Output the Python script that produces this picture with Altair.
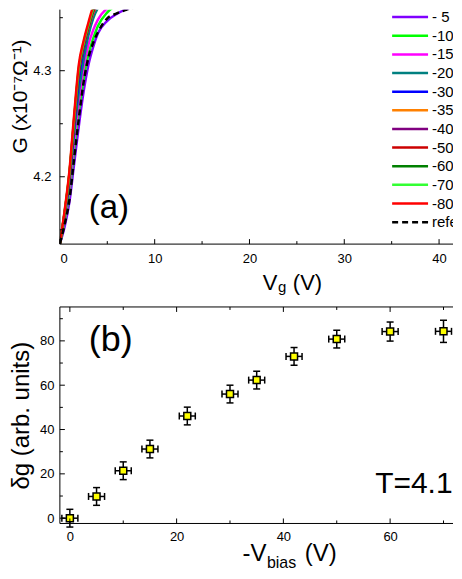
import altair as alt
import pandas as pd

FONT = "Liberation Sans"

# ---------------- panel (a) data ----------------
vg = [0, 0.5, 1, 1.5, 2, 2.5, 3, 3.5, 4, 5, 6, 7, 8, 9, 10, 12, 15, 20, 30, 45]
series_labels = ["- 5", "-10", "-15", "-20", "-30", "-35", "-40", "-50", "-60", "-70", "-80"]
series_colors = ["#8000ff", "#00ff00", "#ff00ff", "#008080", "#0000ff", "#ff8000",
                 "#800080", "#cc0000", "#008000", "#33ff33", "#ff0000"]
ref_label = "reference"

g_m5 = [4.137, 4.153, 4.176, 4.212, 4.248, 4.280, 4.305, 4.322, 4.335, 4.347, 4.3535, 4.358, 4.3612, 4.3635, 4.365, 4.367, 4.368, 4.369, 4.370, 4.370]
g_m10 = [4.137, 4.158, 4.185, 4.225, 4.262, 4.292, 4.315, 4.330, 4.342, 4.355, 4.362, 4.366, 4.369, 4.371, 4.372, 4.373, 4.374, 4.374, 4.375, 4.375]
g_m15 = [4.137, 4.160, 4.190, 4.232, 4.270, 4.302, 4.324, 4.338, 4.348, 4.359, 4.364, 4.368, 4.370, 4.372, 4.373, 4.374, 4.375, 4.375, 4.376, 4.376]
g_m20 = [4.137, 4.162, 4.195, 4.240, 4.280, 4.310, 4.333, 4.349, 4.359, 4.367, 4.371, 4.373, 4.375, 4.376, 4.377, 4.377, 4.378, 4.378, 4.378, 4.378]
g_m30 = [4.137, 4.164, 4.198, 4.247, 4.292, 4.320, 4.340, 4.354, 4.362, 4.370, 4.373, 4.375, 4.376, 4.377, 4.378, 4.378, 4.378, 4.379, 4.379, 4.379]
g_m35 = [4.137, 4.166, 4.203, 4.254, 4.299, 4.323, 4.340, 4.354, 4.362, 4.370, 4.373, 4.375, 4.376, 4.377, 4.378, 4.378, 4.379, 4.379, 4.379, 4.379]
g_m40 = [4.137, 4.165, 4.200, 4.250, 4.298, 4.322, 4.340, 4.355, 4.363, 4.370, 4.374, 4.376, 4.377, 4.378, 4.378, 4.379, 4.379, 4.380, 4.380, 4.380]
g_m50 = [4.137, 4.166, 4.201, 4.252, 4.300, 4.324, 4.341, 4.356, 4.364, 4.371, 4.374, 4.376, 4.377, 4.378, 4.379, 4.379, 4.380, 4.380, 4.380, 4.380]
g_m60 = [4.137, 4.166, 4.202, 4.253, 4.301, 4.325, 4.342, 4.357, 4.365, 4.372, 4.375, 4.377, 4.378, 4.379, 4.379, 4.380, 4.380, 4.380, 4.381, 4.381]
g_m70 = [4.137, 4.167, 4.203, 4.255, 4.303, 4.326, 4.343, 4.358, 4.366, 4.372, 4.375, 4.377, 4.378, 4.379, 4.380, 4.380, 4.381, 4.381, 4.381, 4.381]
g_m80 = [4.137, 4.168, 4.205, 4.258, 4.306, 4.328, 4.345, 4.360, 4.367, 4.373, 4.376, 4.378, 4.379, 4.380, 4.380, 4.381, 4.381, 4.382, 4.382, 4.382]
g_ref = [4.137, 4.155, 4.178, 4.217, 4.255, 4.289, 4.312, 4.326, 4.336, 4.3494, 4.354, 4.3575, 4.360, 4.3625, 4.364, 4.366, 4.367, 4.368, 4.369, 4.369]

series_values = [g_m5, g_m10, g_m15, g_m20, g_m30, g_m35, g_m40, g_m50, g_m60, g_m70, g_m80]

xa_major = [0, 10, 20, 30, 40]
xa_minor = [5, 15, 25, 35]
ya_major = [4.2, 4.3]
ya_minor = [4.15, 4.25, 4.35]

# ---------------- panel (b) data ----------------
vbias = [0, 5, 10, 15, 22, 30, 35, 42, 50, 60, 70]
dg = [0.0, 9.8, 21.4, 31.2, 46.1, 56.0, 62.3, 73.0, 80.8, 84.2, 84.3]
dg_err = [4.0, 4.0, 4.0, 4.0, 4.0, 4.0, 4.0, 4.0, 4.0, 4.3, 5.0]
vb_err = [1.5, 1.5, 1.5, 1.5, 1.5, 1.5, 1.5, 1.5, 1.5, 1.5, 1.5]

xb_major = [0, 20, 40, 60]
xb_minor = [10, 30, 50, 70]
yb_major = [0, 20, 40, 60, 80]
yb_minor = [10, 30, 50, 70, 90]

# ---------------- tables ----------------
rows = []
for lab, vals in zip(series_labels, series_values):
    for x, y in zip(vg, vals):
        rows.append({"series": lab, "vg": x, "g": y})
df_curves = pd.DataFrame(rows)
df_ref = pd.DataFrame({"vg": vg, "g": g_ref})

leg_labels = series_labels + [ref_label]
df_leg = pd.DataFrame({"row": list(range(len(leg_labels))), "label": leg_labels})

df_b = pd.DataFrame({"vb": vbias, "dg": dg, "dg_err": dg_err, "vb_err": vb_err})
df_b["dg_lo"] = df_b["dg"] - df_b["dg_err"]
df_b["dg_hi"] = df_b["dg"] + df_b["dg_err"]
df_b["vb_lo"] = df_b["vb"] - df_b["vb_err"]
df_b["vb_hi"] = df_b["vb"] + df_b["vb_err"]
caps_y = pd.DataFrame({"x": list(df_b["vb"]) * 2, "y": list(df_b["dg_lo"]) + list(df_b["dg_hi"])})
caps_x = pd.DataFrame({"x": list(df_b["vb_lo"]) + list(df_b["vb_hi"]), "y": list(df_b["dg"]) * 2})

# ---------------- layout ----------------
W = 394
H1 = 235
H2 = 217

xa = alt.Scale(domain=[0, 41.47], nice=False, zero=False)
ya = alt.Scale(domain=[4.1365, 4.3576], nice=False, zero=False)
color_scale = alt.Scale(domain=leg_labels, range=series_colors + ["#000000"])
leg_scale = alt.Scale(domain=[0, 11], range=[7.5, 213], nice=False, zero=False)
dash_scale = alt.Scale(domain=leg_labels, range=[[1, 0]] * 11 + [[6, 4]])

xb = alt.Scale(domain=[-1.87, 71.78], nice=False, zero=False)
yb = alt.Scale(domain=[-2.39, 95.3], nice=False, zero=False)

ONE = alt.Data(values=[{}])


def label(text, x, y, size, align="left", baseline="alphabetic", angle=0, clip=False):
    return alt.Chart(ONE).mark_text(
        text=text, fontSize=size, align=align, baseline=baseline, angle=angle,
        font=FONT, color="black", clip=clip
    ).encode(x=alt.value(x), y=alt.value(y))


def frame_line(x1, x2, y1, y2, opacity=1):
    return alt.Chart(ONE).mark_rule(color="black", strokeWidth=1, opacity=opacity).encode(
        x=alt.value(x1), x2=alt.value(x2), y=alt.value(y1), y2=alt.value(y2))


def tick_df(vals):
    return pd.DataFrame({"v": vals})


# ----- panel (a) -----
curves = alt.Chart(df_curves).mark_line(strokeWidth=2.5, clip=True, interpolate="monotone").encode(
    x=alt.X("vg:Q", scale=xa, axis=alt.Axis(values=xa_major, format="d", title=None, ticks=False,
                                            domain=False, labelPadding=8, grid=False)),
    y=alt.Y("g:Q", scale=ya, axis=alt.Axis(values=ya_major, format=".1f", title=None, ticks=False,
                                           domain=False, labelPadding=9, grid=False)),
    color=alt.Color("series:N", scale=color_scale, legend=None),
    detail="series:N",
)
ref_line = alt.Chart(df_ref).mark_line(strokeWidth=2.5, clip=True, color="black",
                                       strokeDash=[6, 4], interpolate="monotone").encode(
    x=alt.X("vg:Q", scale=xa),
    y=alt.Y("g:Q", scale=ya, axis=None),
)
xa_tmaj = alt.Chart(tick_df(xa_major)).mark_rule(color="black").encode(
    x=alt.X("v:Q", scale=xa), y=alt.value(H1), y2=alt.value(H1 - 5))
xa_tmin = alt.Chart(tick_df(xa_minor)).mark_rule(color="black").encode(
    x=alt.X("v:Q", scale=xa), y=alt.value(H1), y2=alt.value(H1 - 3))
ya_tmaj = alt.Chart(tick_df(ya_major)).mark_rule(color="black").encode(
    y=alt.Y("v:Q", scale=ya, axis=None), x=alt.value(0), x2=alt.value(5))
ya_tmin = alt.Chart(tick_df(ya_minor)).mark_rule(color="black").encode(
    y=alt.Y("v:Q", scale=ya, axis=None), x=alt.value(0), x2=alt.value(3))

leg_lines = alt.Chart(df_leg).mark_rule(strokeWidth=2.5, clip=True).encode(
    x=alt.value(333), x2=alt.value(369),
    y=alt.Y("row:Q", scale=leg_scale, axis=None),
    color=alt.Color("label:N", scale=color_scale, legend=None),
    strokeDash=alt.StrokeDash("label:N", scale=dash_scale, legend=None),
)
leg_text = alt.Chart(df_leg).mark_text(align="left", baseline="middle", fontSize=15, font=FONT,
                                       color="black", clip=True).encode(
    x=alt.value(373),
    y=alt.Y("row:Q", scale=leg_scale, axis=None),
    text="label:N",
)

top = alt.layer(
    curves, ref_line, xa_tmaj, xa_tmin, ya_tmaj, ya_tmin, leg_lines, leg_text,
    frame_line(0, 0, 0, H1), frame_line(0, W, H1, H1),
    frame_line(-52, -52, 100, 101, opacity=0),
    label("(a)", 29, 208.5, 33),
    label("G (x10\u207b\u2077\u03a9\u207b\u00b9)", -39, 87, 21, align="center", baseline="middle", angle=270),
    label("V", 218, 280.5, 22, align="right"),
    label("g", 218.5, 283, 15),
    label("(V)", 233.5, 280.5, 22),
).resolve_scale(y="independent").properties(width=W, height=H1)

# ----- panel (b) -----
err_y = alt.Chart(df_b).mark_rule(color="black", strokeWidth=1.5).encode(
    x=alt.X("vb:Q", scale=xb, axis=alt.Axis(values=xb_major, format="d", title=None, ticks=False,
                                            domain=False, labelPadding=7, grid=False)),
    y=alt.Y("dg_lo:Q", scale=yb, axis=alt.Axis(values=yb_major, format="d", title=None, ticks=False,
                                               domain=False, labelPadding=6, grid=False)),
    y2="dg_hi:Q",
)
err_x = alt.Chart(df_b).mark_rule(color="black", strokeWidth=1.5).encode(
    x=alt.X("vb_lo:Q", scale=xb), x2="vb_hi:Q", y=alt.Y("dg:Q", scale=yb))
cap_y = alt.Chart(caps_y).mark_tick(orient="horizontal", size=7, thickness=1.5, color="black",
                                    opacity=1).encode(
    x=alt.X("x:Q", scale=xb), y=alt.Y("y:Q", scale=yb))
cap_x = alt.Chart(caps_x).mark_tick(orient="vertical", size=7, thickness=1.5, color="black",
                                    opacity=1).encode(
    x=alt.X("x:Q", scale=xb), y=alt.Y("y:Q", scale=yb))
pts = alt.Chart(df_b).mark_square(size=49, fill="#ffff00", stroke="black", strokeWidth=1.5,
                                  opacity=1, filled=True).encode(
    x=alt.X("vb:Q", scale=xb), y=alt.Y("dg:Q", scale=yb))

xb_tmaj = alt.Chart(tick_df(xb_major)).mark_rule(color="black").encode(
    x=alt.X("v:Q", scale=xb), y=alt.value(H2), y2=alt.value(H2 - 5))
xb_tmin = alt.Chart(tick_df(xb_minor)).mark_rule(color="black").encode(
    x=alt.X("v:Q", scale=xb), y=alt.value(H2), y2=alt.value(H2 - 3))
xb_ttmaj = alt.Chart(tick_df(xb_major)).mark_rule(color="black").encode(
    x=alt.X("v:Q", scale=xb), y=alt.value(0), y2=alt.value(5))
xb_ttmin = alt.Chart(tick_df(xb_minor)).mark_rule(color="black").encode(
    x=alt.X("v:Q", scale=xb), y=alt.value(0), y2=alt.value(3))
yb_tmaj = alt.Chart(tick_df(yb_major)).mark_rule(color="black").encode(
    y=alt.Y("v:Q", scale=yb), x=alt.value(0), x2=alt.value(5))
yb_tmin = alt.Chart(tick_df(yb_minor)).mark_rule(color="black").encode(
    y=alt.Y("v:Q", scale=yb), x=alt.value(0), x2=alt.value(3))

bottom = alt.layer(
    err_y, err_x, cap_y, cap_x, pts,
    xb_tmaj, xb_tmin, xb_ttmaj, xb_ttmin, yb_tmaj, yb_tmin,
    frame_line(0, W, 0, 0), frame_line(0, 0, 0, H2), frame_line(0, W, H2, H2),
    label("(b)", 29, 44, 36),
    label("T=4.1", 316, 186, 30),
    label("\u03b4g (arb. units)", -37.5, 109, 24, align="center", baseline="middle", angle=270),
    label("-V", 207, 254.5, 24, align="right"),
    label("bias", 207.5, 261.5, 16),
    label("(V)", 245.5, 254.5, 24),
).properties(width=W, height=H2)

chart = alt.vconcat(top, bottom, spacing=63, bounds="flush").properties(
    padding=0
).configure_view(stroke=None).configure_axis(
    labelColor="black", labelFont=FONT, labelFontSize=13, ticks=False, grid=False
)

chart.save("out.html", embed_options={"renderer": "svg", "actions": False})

= = = = = = =

> PROBLEM DESCRIPTION
Every line from the top of the material above through the line with "4.368, 4.369, 4.369]" should be duplicated exactly, please; leave out the pictures.

> RESULT FOR THIS EXERCISE
Output the Python script that produces this picture with Altair.
import altair as alt
import pandas as pd

FONT = "Liberation Sans"

# ---------------- panel (a) data ----------------
vg = [0, 0.5, 1, 1.5, 2, 2.5, 3, 3.5, 4, 5, 6, 7, 8, 9, 10, 12, 15, 20, 30, 45]
series_labels = ["- 5", "-10", "-15", "-20", "-30", "-35", "-40", "-50", "-60", "-70", "-80"]
series_colors = ["#8000ff", "#00ff00", "#ff00ff", "#008080", "#0000ff", "#ff8000",
                 "#800080", "#cc0000", "#008000", "#33ff33", "#ff0000"]
ref_label = "reference"

g_m5 = [4.137, 4.153, 4.176, 4.212, 4.248, 4.280, 4.305, 4.322, 4.335, 4.347, 4.3535, 4.358, 4.3612, 4.3635, 4.365, 4.367, 4.368, 4.369, 4.370, 4.370]
g_m10 = [4.137, 4.158, 4.185, 4.225, 4.262, 4.292, 4.315, 4.330, 4.342, 4.355, 4.362, 4.366, 4.369, 4.371, 4.372, 4.373, 4.374, 4.374, 4.375, 4.375]
g_m15 = [4.137, 4.160, 4.190, 4.232, 4.270, 4.302, 4.324, 4.338, 4.348, 4.359, 4.364, 4.368, 4.370, 4.372, 4.373, 4.374, 4.375, 4.375, 4.376, 4.376]
g_m20 = [4.137, 4.162, 4.195, 4.240, 4.280, 4.310, 4.333, 4.349, 4.359, 4.367, 4.371, 4.373, 4.375, 4.376, 4.377, 4.377, 4.378, 4.378, 4.378, 4.378]
g_m30 = [4.137, 4.164, 4.198, 4.247, 4.292, 4.320, 4.340, 4.354, 4.362, 4.370, 4.373, 4.375, 4.376, 4.377, 4.378, 4.378, 4.378, 4.379, 4.379, 4.379]
g_m35 = [4.137, 4.166, 4.203, 4.254, 4.299, 4.323, 4.340, 4.354, 4.362, 4.370, 4.373, 4.375, 4.376, 4.377, 4.378, 4.378, 4.379, 4.379, 4.379, 4.379]
g_m40 = [4.137, 4.165, 4.200, 4.250, 4.298, 4.322, 4.340, 4.355, 4.363, 4.370, 4.374, 4.376, 4.377, 4.378, 4.378, 4.379, 4.379, 4.380, 4.380, 4.380]
g_m50 = [4.137, 4.166, 4.201, 4.252, 4.300, 4.324, 4.341, 4.356, 4.364, 4.371, 4.374, 4.376, 4.377, 4.378, 4.379, 4.379, 4.380, 4.380, 4.380, 4.380]
g_m60 = [4.137, 4.166, 4.202, 4.253, 4.301, 4.325, 4.342, 4.357, 4.365, 4.372, 4.375, 4.377, 4.378, 4.379, 4.379, 4.380, 4.380, 4.380, 4.381, 4.381]
g_m70 = [4.137, 4.167, 4.203, 4.255, 4.303, 4.326, 4.343, 4.358, 4.366, 4.372, 4.375, 4.377, 4.378, 4.379, 4.380, 4.380, 4.381, 4.381, 4.381, 4.381]
g_m80 = [4.137, 4.168, 4.205, 4.258, 4.306, 4.328, 4.345, 4.360, 4.367, 4.373, 4.376, 4.378, 4.379, 4.380, 4.380, 4.381, 4.381, 4.382, 4.382, 4.382]
g_ref = [4.137, 4.155, 4.178, 4.217, 4.255, 4.289, 4.312, 4.326, 4.336, 4.3494, 4.354, 4.3575, 4.360, 4.3625, 4.364, 4.366, 4.367, 4.368, 4.369, 4.369]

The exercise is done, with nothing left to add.